Worthing has five stations, is largest population in whole county of West Sussex, Southern Rail regularly, very regularly, fails to stop at stations along coastal route, only stopping at Worthing (central). People are carried beyond stop, passengers abandoned on platforms with few trains as non metro – no shelter, no facilities (toilets are locked and on one platform only, often completely unstaffed stations). Serious delays to travel if only a few trains per hour, longer travelling with longer waits as non metro to achieve stopping at intended destination, long distances between stations with no alternative transport eg. coastal bus route is nowhere near the train line. Stories that don’t make the headlines for the past two years is that people have given up jobs, students penalised for being late, people missing health appointments, people miss connecting trains pre-booked, late night abandonment of people on dark unstaffed platforms. For ordinary people whose voices are not heard these stories are of extreme stress and frustration, sometimes at great personal financial expense that cannot be recouped.

Since the government effectively runs the railways now I hope you will bring this to the attention of your MP. Unless and until this problem fills their in tray nothing will be done. I also think the Office of Rail & Road has some explaining to do because missing stops and abandoning passengers for timetable convenience is not acceptable.

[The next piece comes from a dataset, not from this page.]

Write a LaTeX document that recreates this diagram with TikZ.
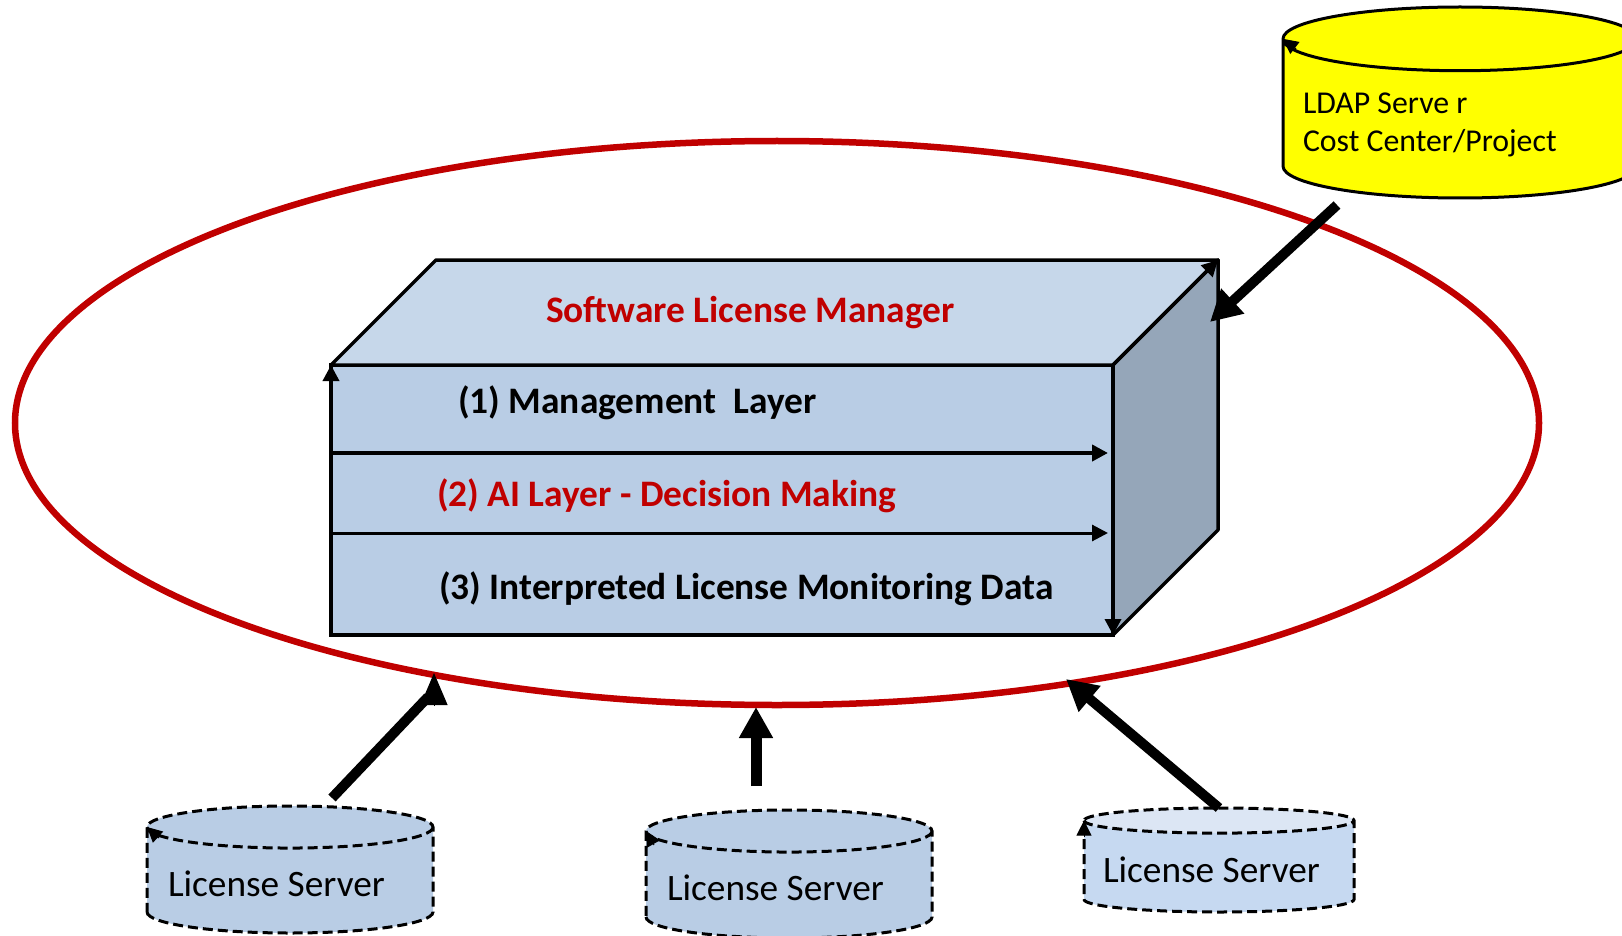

Not quite on the railway, but I stood waiting for the Heathrow RailAir coach service one cold and rainy November evening, only to see two coaches drive past without stopping. Given that their working frequency is about every 30-40 minutes, that was over an hour in inclement weather at the end of a long-haul flight. Being a bus stop, there is nobody to complain to at the time.

Anna says:
8 February 2018

I commute on the Brighton – Southampton (Southern) line, and this happens to me A LOT. A good rule of thumb is that you can expect it if the train is >7 mins late. That said, it happened to me two weeks ago when my train was bang on time. There’s rarely any warning, just a hurried ‘get off’ message at the previous stop. I have been dumped unceremoniously several times on deserted, unstaffed station platforms in the dark. Not fun.